ROMANO: A Novel Overlay Lightweight Communication Protocol for Unified Control and Sensing of a Network of Robots

TL;DR

ROMANO is a lightweight overlay communication protocol designed for heterogeneous robot networks, enhancing control and sensing capabilities while ensuring high message delivery and low latency on low-power devices.

Contribution

The paper introduces ROMANO, a novel overlay protocol integrated with MQTT-SN, optimized for low-power robots, and demonstrates its effectiveness through real-world deployment and applications.

Findings

Guarantees over 99.5% message delivery at 200 messages/sec

Single hop delays as low as 20ms, linear with number of robots

Successful implementation of four multi-robot applications

Abstract

We present the Robotic Overlay coMmunicAtioN prOtocol (ROMANO), a lightweight, application layer overlay communication protocol for a unified sensing and control abstraction of a network of heterogeneous robots mainly consisting of low power, low-compute-capable robots. ROMANO is built to work in conjunction with the well-known MQ Telemetry Transport for Sensor Nodes (MQTT-SN) protocol, a lightweight publish-subscribe communication protocol for the Internet of Things and makes use its concept of "topics" to designate the addition and deletion of communication endpoints by changing the subscriptions of topics at each device.
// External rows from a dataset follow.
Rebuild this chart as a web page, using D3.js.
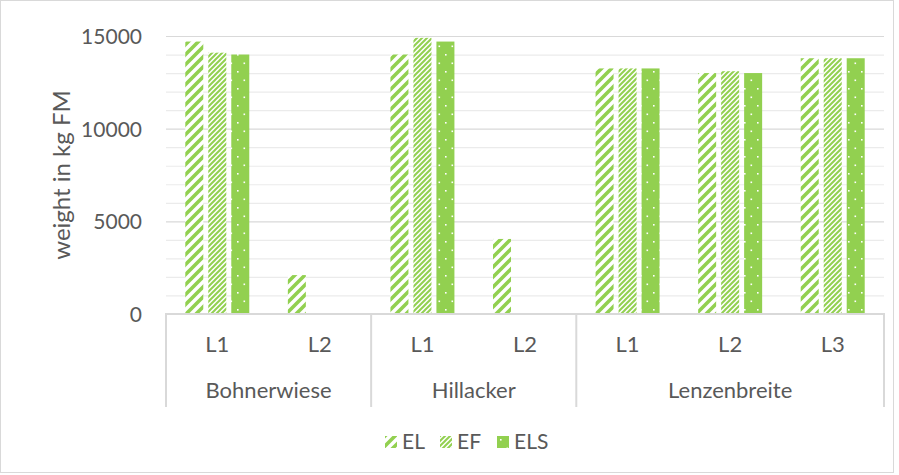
<!DOCTYPE html>
<html>
<head>
<meta charset="utf-8">
<script src="https://cdn.jsdelivr.net/npm/d3@7"></script>
<style>
  html, body { margin: 0; padding: 0; background: #fff; }
  text { font-family: Lato, "Open Sans", sans-serif; fill: #595959; }
</style>
</head>
<body>
<svg id="chart" width="899" height="475"></svg>
<script>
// Harvested weight per plot (kg fresh matter)
const categories = ["L1", "L2", "L1", "L2", "L1", "L2", "L3"];
const groups = ["Bohnerwiese", "Bohnerwiese", "Hillacker", "Hillacker", "Lenzenbreite", "Lenzenbreite", "Lenzenbreite"];
const seriesNames = ["EL", "EF", "ELS"];
const EL  = [14700, 2100, 14000, 4050, 13250, 13000, 13800];
const EF  = [14100, 0, 14900, 0, 13250, 13100, 13800];
const ELS = [14000, 0, 14700, 0, 13250, 13000, 13800];
const yTicks = [0, 5000, 10000, 15000];

const seriesValues = [EL, EF, ELS];
const green = "#92D050";

const svg = d3.select("#chart");
const margin = { left: 166, right: 884, top: 36, bottom: 314 };

// outer frame
svg.append("rect")
  .attr("x", 0.5).attr("y", 0.5)
  .attr("width", 893).attr("height", 472)
  .attr("fill", "#fff").attr("stroke", "#d9d9d9");

// fill patterns for the three series
const defs = svg.append("defs");
const pEL = defs.append("pattern").attr("id", "pEL")
  .attr("patternUnits", "userSpaceOnUse").attr("width", 10).attr("height", 10);
pEL.append("rect").attr("width", 10).attr("height", 10).attr("fill", "#fff");
pEL.append("path").attr("d", "M-2,12 L12,-2 M-7,7 L7,-7 M3,17 L17,3")
  .attr("stroke", green).attr("stroke-width", 3.6);

const pEF = defs.append("pattern").attr("id", "pEF")
  .attr("patternUnits", "userSpaceOnUse").attr("width", 5).attr("height", 5);
pEF.append("rect").attr("width", 5).attr("height", 5).attr("fill", "#fff");
pEF.append("path").attr("d", "M-1,6 L6,-1 M-3.5,3.5 L3.5,-3.5 M1.5,8.5 L8.5,1.5")
  .attr("stroke", green).attr("stroke-width", 2);

const pELS = defs.append("pattern").attr("id", "pELS")
  .attr("patternUnits", "userSpaceOnUse").attr("width", 13).attr("height", 17);
pELS.append("rect").attr("width", 13).attr("height", 17).attr("fill", green);
pELS.append("rect").attr("x", 3).attr("y", 3).attr("width", 1.6).attr("height", 1.6).attr("fill", "#fff");
pELS.append("rect").attr("x", 9.5).attr("y", 11.5).attr("width", 1.6).attr("height", 1.6).attr("fill", "#fff");

const fills = ["url(#pEL)", "url(#pEF)", "url(#pELS)"];

// scales
const x = d3.scaleBand().domain(d3.range(categories.length))
  .range([margin.left, margin.right]).padding(0);
const xs = d3.scaleBand().domain(seriesNames)
  .range([-32, 32]).paddingInner(0.217).paddingOuter(0);
const y = d3.scaleLinear().domain([0, 15000]).range([margin.bottom, margin.top]);

// gridlines
const grid = svg.append("g").attr("transform", `translate(${margin.left},0)`)
  .call(d3.axisLeft(y).tickValues(d3.range(1000, 15001, 1000))
    .tickSize(-(margin.right - margin.left)).tickFormat(""));
grid.select(".domain").remove();
grid.selectAll(".tick line")
  .attr("stroke", d => d % 5000 === 0 ? "#d9d9d9" : "#ebebeb")
  .attr("stroke-width", 1.2);

// y axis labels
const yAxis = svg.append("g").attr("transform", `translate(${margin.left},0)`)
  .call(d3.axisLeft(y).tickValues(yTicks).tickFormat(d3.format("d")).tickSize(0).tickPadding(24));
yAxis.select(".domain").remove();
yAxis.selectAll("text").attr("font-size", 21).style("font-family", "Lato, sans-serif")
  .attr("fill", "#595959").attr("dy", "0.35em");

// bars
const data = [];
categories.forEach((c, i) => {
  seriesNames.forEach((s, j) => {
    data.push({ i, s, j, v: seriesValues[j][i] });
  });
});
svg.append("g").selectAll("rect").data(data.filter(d => d.v > 0)).join("rect")
  .attr("x", d => x(d.i) + x.bandwidth() / 2 + xs(d.s))
  .attr("width", xs.bandwidth())
  .attr("y", d => y(d.v))
  .attr("height", d => y(0) - y(d.v))
  .attr("fill", d => fills[d.j]);

// category axis
const xAxis = svg.append("g").attr("transform", `translate(0,${margin.bottom})`)
  .call(d3.axisBottom(x).tickSize(0).tickPadding(22).tickFormat(i => categories[i]));
xAxis.select(".domain").remove();
xAxis.selectAll("text").attr("font-size", 22).style("font-family", "Lato, sans-serif")
  .attr("fill", "#595959");

svg.append("line")
  .attr("x1", margin.left - 1).attr("x2", margin.right + 1)
  .attr("y1", margin.bottom).attr("y2", margin.bottom)
  .attr("stroke", "#d9d9d9").attr("stroke-width", 2);

// group labels and separators
const groupNames = Array.from(new Set(groups));
const seps = [margin.left];
groupNames.forEach(g => {
  const idx = d3.range(categories.length).filter(i => groups[i] === g);
  const x0 = x(idx[0]), x1 = x(idx[idx.length - 1]) + x.bandwidth();
  seps.push(x1);
  svg.append("text").attr("x", (x0 + x1) / 2).attr("y", 398)
    .attr("text-anchor", "middle").attr("font-size", 22).text(g);
});
svg.append("g").selectAll("line").data(seps).join("line")
  .attr("x1", d => d).attr("x2", d => d)
  .attr("y1", margin.bottom).attr("y2", 407)
  .attr("stroke", "#d9d9d9").attr("stroke-width", 2);

// y axis title
svg.append("text")
  .attr("transform", "translate(70,175) rotate(-90)")
  .attr("text-anchor", "middle").attr("font-size", 24)
  .text("weight in kg FM");

// legend
const legendX = [385, 440, 497];
const legend = svg.append("g").selectAll("g").data(seriesNames).join("g")
  .attr("transform", (d, i) => `translate(${legendX[i]},436)`);
legend.append("rect").attr("width", 12).attr("height", 12)
  .attr("fill", (d, i) => fills[i]);
legend.append("text").attr("x", 17).attr("y", 13).attr("font-size", 21)
  .text(d => d);
</script>
</body>
</html>
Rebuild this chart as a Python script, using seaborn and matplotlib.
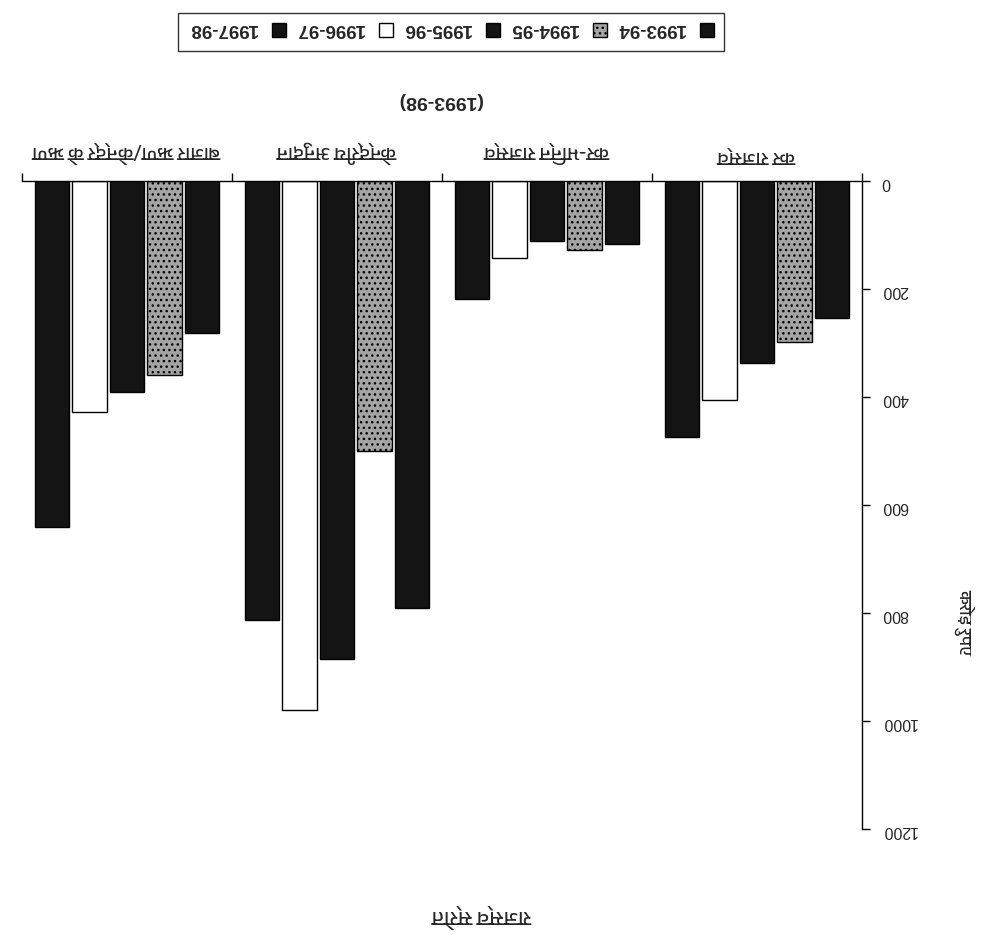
import numpy as np
import pandas as pd
import seaborn as sns
import matplotlib
matplotlib.use("Agg")
import matplotlib.pyplot as plt
from matplotlib.patches import Patch
from matplotlib import font_manager as fm
from matplotlib.ft2font import FT2Font

# Revenue sources, 1993-98, in crore rupees
categories = ["कर राजस्व", "कर-भिन्न राजस्व", "केन्द्रीय अनुदान", "बाजार ऋण/केन्द्र के ऋण"]
years = ["1993-94", "1994-95", "1995-96", "1996-97", "1997-98"]
v_1993_94 = [254, 117, 791, 281]
v_1994_95 = [298, 128, 500, 359]
v_1995_96 = [337, 111, 885, 391]
v_1996_97 = [405, 143, 980, 428]
v_1997_98 = [474, 219, 813, 641]
y_ticks = [0, 200, 400, 600, 800, 1000, 1200]
title = "राजस्व स्रोत"
period = "(1993-98)"
y_label = "करोड़ रुपए"

series = [v_1993_94, v_1994_95, v_1995_96, v_1996_97, v_1997_98]
df = pd.DataFrame(
    [(c, y, v) for y, vals in zip(years, series) for c, v in zip(categories, vals)],
    columns=["category", "year", "value"],
)


def devanagari_family():
    fonts = sorted(fm.fontManager.ttflist,
                   key=lambda f: 0 if "Devanagari" in f.name else 1)
    for f in fonts:
        try:
            if ord("क") in FT2Font(f.fname).get_charmap():
                return f.name
        except Exception:
            continue
    return None


sns.set_theme(style="white")
hindi = devanagari_family()
fam = ([hindi] if hindi else []) + ["Liberation Sans", "DejaVu Sans"]
plt.rcParams["font.family"] = fam

colors = ["#141414", "#a4a4a4", "#141414", "#ffffff", "#141414"]
dots = "..."

fig = plt.figure(figsize=(9.87, 9.44), dpi=100)
ax = fig.add_axes([22 / 987, 115 / 944, 840 / 987, 648 / 944])

sns.barplot(data=df, x="category", y="value", hue="year", order=categories,
            hue_order=years, palette=colors, width=0.89, gap=0.08,
            edgecolor="black", linewidth=1.0, saturation=1, legend=False, ax=ax)

for bar in ax.containers[1]:
    bar.set_hatch(dots)

# whole chart is drawn turned half a circle
ax.set_xlim(3.5, -0.5)
ax.set_ylim(1200, 0)
ax.set_yticks(y_ticks)
ax.yaxis.tick_right()
ax.xaxis.tick_top()
ax.set_xlabel("")
ax.set_ylabel("")
for side in ["left", "bottom"]:
    ax.spines[side].set_visible(False)
for side in ["top", "right"]:
    ax.spines[side].set_visible(True)
    ax.spines[side].set_color("black")
    ax.spines[side].set_linewidth(1.0)

ax.tick_params(axis="y", which="major", right=True, left=False, length=6,
               width=1, color="black", labelsize=11.5, pad=8)
ax.set_yticklabels([str(t) for t in y_ticks], rotation=180, family="Liberation Sans")

ax.set_xticks(range(len(categories)))
ax.set_xticklabels(categories, rotation=180, fontsize=14)
ax.set_xticks([-0.5, 0.5, 1.5, 2.5, 3.5], minor=True)
ax.tick_params(axis="x", which="major", top=True, bottom=False, length=0, pad=13)
ax.tick_params(axis="x", which="minor", top=True, bottom=False, length=6,
               width=1, color="black")
ax.grid(False)

handles = [Patch(facecolor=c, edgecolor="black", linewidth=1.0,
                 hatch=(dots if i == 1 else None), label=y)
           for i, (c, y) in enumerate(zip(colors, years))][::-1]
leg = fig.legend(handles=handles, ncol=5, loc="center",
                 bbox_to_anchor=(451 / 987, 1 - 32 / 944), frameon=True,
                 fancybox=False, edgecolor="black", markerfirst=False,
                 handlelength=0.75, handleheight=0.75, handletextpad=0.8,
                 columnspacing=0.5, borderpad=0.55,
                 prop={"family": "Liberation Sans", "weight": "bold", "size": 13.5})
leg.get_frame().set_linewidth(1.0)
for t in leg.get_texts():
    t.set_rotation(180)
    t.set_verticalalignment("bottom")

fig.text(440 / 987, 1 - 101 / 944, period, rotation=180, ha="center", va="center",
         fontsize=14, fontweight="bold", family="Liberation Sans")
fig.text(965 / 987, 1 - 622 / 944, y_label, rotation=270, ha="center",
         va="center", fontsize=12.5)
fig.text(482 / 987, 1 - 916 / 944, title, rotation=180, ha="center", va="center",
         fontsize=15, fontweight="bold")

fig.savefig("out.png", dpi=100, facecolor="white")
We also develop a portable implementation of ROMANO for low power IEEE 802.15.4 (Zigbee) radios and deployed it on a small testbed of commercially available, low-power, and low-compute-capable robots called Pololu 3pi robots. Based on a thorough analysis of the protocol on the real testbed, as a measure of throughput, we demonstrate that ROMANO can guarantee more than a $99.5\%$ message delivery ratio for a message generation rate up to 200 messages per second. The single hop delays in ROMANO are as low as 20ms with linear dependency on the number of robots connected. These delay numbers concur with typical delays in 802.15.4 networks and suggest that ROMANO does not introduce additional delays. Lastly, we implement four different multi-robot applications to demonstrate the scalability, adaptability, ease of integration, and reliability of ROMANO.